Restate the records below word for word, and omit the images they hold.

**Rows**.
____
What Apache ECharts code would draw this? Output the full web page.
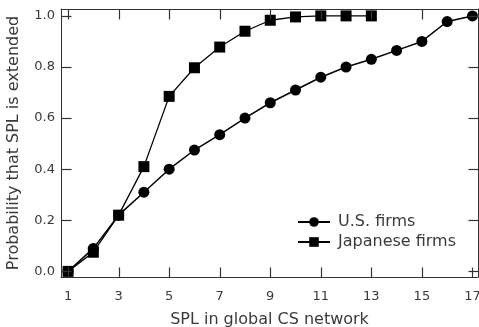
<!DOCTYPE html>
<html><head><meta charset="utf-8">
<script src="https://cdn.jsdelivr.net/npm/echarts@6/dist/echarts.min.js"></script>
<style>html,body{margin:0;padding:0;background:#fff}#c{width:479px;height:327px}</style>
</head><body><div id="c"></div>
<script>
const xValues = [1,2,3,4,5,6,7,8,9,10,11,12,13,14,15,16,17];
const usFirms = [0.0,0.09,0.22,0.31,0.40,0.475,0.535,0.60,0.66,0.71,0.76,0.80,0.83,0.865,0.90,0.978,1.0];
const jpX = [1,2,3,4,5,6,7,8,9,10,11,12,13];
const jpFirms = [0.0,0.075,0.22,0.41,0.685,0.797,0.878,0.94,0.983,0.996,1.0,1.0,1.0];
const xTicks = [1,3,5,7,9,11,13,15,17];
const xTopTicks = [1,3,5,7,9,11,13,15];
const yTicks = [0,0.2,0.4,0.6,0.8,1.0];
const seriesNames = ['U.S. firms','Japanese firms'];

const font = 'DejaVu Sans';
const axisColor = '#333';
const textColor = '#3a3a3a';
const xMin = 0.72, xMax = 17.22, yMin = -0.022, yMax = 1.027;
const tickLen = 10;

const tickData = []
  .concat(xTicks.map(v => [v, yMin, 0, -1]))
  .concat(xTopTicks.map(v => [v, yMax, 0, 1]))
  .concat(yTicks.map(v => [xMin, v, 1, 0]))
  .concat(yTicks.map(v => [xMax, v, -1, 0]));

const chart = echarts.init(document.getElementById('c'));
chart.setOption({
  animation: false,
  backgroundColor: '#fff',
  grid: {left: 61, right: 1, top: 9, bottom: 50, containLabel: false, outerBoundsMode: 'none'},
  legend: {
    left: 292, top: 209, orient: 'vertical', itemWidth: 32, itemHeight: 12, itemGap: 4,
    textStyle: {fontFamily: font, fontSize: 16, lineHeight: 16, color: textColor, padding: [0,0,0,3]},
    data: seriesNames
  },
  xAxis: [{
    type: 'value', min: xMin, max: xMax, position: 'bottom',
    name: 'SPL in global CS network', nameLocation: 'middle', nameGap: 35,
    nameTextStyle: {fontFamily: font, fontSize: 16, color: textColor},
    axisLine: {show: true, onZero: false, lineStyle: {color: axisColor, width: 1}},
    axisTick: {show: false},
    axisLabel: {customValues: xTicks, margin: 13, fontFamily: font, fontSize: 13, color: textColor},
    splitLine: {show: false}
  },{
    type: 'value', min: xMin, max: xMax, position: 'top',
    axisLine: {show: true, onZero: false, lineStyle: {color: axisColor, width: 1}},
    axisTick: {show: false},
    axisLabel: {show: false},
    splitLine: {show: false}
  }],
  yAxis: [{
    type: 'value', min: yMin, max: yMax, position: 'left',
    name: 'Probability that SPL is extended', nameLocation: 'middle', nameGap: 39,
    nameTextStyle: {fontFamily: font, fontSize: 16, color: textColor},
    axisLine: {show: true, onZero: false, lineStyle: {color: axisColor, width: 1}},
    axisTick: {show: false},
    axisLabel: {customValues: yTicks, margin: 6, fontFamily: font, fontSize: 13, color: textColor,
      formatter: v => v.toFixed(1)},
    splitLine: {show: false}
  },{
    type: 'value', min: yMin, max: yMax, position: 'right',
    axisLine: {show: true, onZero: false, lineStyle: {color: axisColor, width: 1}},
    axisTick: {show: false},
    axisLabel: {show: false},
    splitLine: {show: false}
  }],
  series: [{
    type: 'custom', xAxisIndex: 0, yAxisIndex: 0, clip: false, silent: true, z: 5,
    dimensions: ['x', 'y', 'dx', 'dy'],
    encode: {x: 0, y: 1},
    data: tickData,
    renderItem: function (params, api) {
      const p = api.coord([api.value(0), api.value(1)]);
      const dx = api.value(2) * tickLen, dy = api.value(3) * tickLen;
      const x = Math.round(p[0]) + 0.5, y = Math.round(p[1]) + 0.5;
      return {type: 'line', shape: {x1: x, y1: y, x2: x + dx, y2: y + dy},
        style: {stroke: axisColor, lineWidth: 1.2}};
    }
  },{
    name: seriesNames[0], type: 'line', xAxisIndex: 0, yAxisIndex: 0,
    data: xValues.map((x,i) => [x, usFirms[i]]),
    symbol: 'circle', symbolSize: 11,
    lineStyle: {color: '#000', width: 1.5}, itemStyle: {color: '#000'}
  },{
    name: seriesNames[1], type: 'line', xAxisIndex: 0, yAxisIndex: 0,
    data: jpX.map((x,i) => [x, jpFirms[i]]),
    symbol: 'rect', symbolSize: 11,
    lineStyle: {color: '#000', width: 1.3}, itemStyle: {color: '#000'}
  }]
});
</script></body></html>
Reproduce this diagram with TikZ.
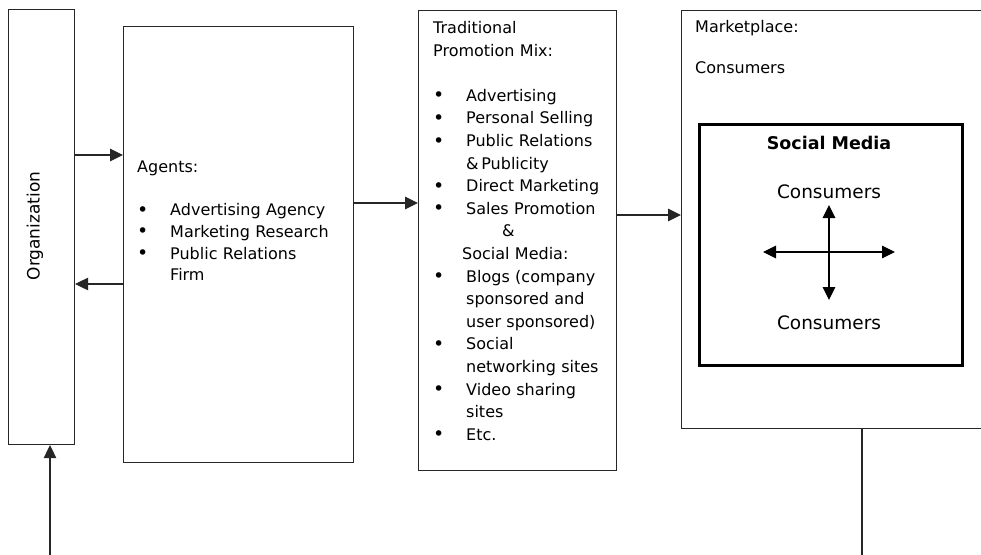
____
**Result of this task**.
What Apache ECharts code would draw this? Output the full web page.
<!DOCTYPE html>
<html><head><meta charset="utf-8">
<script src="https://cdn.jsdelivr.net/npm/echarts@6/dist/echarts.min.js"></script>
<style>html,body{margin:0;padding:0;background:#fff}#c{width:479px;height:327px}</style>
</head><body><div id="c"></div>
<script>
const xValues = [1,2,3,4,5,6,7,8,9,10,11,12,13,14,15,16,17];
const usFirms = [0.0,0.09,0.22,0.31,0.40,0.475,0.535,0.60,0.66,0.71,0.76,0.80,0.83,0.865,0.90,0.978,1.0];
const jpX = [1,2,3,4,5,6,7,8,9,10,11,12,13];
const jpFirms = [0.0,0.075,0.22,0.41,0.685,0.797,0.878,0.94,0.983,0.996,1.0,1.0,1.0];
const xTicks = [1,3,5,7,9,11,13,15,17];
const xTopTicks = [1,3,5,7,9,11,13,15];
const yTicks = [0,0.2,0.4,0.6,0.8,1.0];
const seriesNames = ['U.S. firms','Japanese firms'];

const font = 'DejaVu Sans';
const axisColor = '#333';
const textColor = '#3a3a3a';
const xMin = 0.72, xMax = 17.22, yMin = -0.022, yMax = 1.027;
const tickLen = 10;

const tickData = []
  .concat(xTicks.map(v => [v, yMin, 0, -1]))
  .concat(xTopTicks.map(v => [v, yMax, 0, 1]))
  .concat(yTicks.map(v => [xMin, v, 1, 0]))
  .concat(yTicks.map(v => [xMax, v, -1, 0]));

const chart = echarts.init(document.getElementById('c'));
chart.setOption({
  animation: false,
  backgroundColor: '#fff',
  grid: {left: 61, right: 1, top: 9, bottom: 50, containLabel: false, outerBoundsMode: 'none'},
  legend: {
    left: 292, top: 209, orient: 'vertical', itemWidth: 32, itemHeight: 12, itemGap: 4,
    textStyle: {fontFamily: font, fontSize: 16, lineHeight: 16, color: textColor, padding: [0,0,0,3]},
    data: seriesNames
  },
  xAxis: [{
    type: 'value', min: xMin, max: xMax, position: 'bottom',
    name: 'SPL in global CS network', nameLocation: 'middle', nameGap: 35,
    nameTextStyle: {fontFamily: font, fontSize: 16, color: textColor},
    axisLine: {show: true, onZero: false, lineStyle: {color: axisColor, width: 1}},
    axisTick: {show: false},
    axisLabel: {customValues: xTicks, margin: 13, fontFamily: font, fontSize: 13, color: textColor},
    splitLine: {show: false}
  },{
    type: 'value', min: xMin, max: xMax, position: 'top',
    axisLine: {show: true, onZero: false, lineStyle: {color: axisColor, width: 1}},
    axisTick: {show: false},
    axisLabel: {show: false},
    splitLine: {show: false}
  }],
  yAxis: [{
    type: 'value', min: yMin, max: yMax, position: 'left',
    name: 'Probability that SPL is extended', nameLocation: 'middle', nameGap: 39,
    nameTextStyle: {fontFamily: font, fontSize: 16, color: textColor},
    axisLine: {show: true, onZero: false, lineStyle: {color: axisColor, width: 1}},
    axisTick: {show: false},
    axisLabel: {customValues: yTicks, margin: 6, fontFamily: font, fontSize: 13, color: textColor,
      formatter: v => v.toFixed(1)},
    splitLine: {show: false}
  },{
    type: 'value', min: yMin, max: yMax, position: 'right',
    axisLine: {show: true, onZero: false, lineStyle: {color: axisColor, width: 1}},
    axisTick: {show: false},
    axisLabel: {show: false},
    splitLine: {show: false}
  }],
  series: [{
    type: 'custom', xAxisIndex: 0, yAxisIndex: 0, clip: false, silent: true, z: 5,
    dimensions: ['x', 'y', 'dx', 'dy'],
    encode: {x: 0, y: 1},
    data: tickData,
    renderItem: function (params, api) {
      const p = api.coord([api.value(0), api.value(1)]);
      const dx = api.value(2) * tickLen, dy = api.value(3) * tickLen;
      const x = Math.round(p[0]) + 0.5, y = Math.round(p[1]) + 0.5;
      return {type: 'line', shape: {x1: x, y1: y, x2: x + dx, y2: y + dy},
        style: {stroke: axisColor, lineWidth: 1.2}};
    }
  },{
    name: seriesNames[0], type: 'line', xAxisIndex: 0, yAxisIndex: 0,
    data: xValues.map((x,i) => [x, usFirms[i]]),
    symbol: 'circle', symbolSize: 11,
    lineStyle: {color: '#000', width: 1.5}, itemStyle: {color: '#000'}
  },{
    name: seriesNames[1], type: 'line', xAxisIndex: 0, yAxisIndex: 0,
    data: jpX.map((x,i) => [x, jpFirms[i]]),
    symbol: 'rect', symbolSize: 11,
    lineStyle: {color: '#000', width: 1.3}, itemStyle: {color: '#000'}
  }]
});
</script></body></html>
Reproduce this diagram with TikZ.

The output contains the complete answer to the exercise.